Although there is no definitive explanation for this rise, Bobby Duffy of Ipsos MORI suggested, in 2013, that it may be due to:

  • ‘the obverse of low trust in political groups’ – trust in politicians has remained consistently low
  • A shift in cultural context from Yes, Minister to The Thick of It, where civil servants are portrayed as ‘neutral, if sometimes inept’ with more political ‘advisers and communications experts pulling the strings’
  • An association with ‘the optimism around public services in the late 1990s and early 2000s’.

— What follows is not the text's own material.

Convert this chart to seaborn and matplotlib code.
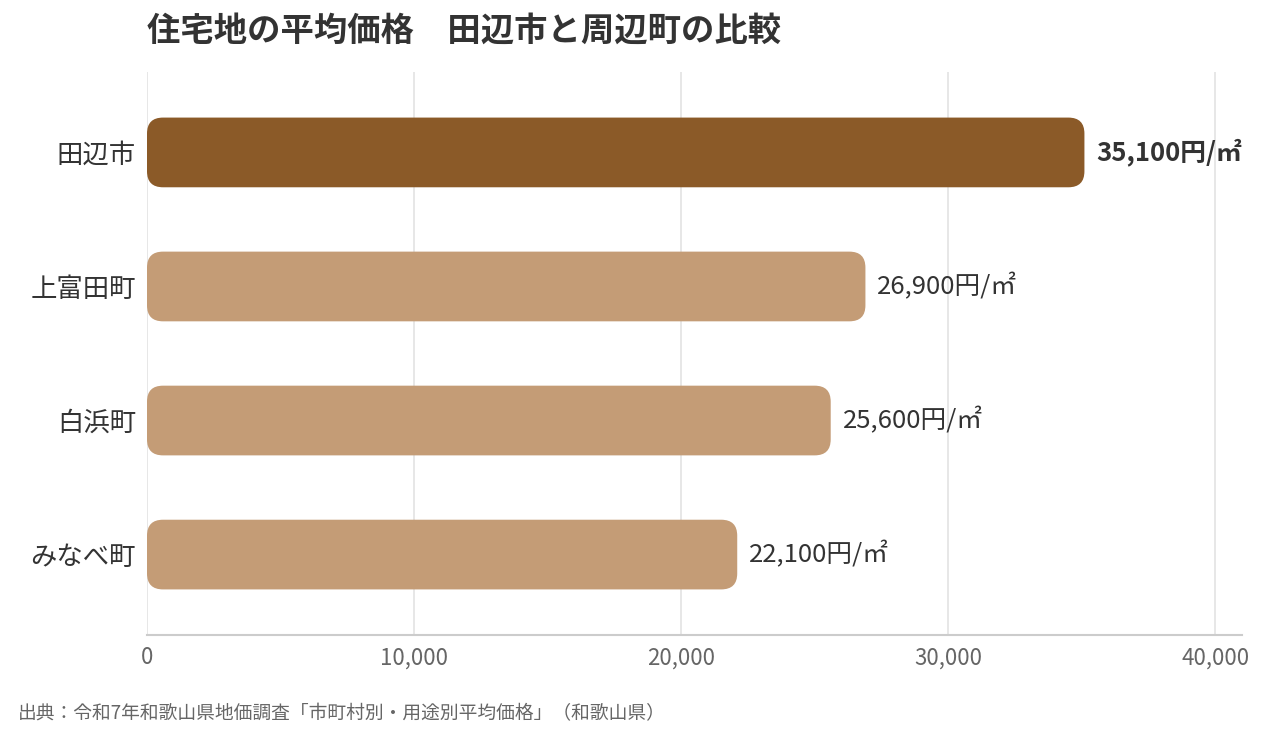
import matplotlib
matplotlib.use("Agg")
import matplotlib.pyplot as plt
from matplotlib.patches import FancyBboxPatch
import seaborn as sns
import pandas as pd

# data
towns = ["田辺市", "上富田町", "白浜町", "みなべ町"]
prices = [35100, 26900, 25600, 22100]
bar_colors = ["#8B5A28", "#C49C76", "#C49C76", "#C49C76"]
xticks = [0, 10000, 20000, 30000, 40000]

title = "住宅地の平均価格　田辺市と周辺町の比較"
source = "出典：令和7年和歌山県地価調査「市町村別・用途別平均価格」（和歌山県）"

sns.set_theme(style="white")
plt.rcParams['font.family'] = ['Noto Sans CJK JP', 'DejaVu Sans']

df = pd.DataFrame({"town": towns, "price": prices})

fig = plt.figure(figsize=(12.64, 7.41), dpi=100)
ax = fig.add_axes([147 / 1264, 1 - 635 / 741, (1242 - 147) / 1264, (635 - 72) / 741])

sns.barplot(data=df, x="price", y="town", hue="town", palette=bar_colors,
            saturation=1, width=0.52, legend=False, ax=ax)

ax.set_xlim(0, 41000)
ax.set_ylim(3.6, -0.6)

# swap plain bars for rounded ones
x_per_px = 41000 / (ax.get_position().width * 1264)
y_per_px = 4.2 / (ax.get_position().height * 741)
radius_px = 16
for p in list(ax.patches):
    x0, y0 = p.get_x(), p.get_y()
    w, h = p.get_width(), p.get_height()
    fc = p.get_facecolor()
    p.remove()
    rb = FancyBboxPatch((x0, y0), w, h,
                        boxstyle=f"round,pad=0,rounding_size={radius_px * x_per_px}",
                        mutation_aspect=y_per_px / x_per_px,
                        facecolor=fc, edgecolor="none", zorder=3)
    ax.add_patch(rb)

for i, v in enumerate(prices):
    ax.text(v + 450, i, f"{v:,}円/㎡", va="center", ha="left",
            fontsize=18.5, color="#333333",
            fontweight="bold" if i == 0 else "normal")

ax.set_xticks(xticks)
ax.set_xticklabels([f"{t:,}" for t in xticks], fontsize=16, color="#666666")
ax.tick_params(axis="x", length=0, pad=8)
ax.tick_params(axis="y", length=0, pad=8, labelsize=19, labelcolor="#333333")
ax.set_xlabel("")
ax.set_ylabel("")
ax.grid(axis="x", color="#e3e3e3", linewidth=1.2, zorder=0)
ax.set_axisbelow(True)
for s in ["top", "right", "left"]:
    ax.spines[s].set_visible(False)
ax.spines["bottom"].set_color("#cccccc")
ax.spines["bottom"].set_linewidth(1.5)

fig.text(147 / 1264, 1 - 31 / 741, title, fontsize=24, fontweight="bold",
         color="#333333", ha="left", va="center")
fig.text(18 / 1264, 1 - 714 / 741, source, fontsize=13.5, color="#666666",
         ha="left", va="center")

fig.savefig("out.png", dpi=100)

Cabinet Secretary Sir Jeremy Heywood  has called the rising figures ‘encouraging – particularly when trust in other institutions has been declining’ (although as the chart above shows, there isn’t a clear decline elsewhere). He also noted that further increases ‘depend on our delivering on our reform priorities, which will help to deliver consistently excellent public services and a modern, efficient, inclusive and highly skilled Civil Service’. We still await the publication of the new Single Departmental Plans, which will outline what these priorities will be for each department. Publication was scheduled for January: even if the plans are not published in the next few days, we trust they will be published soon.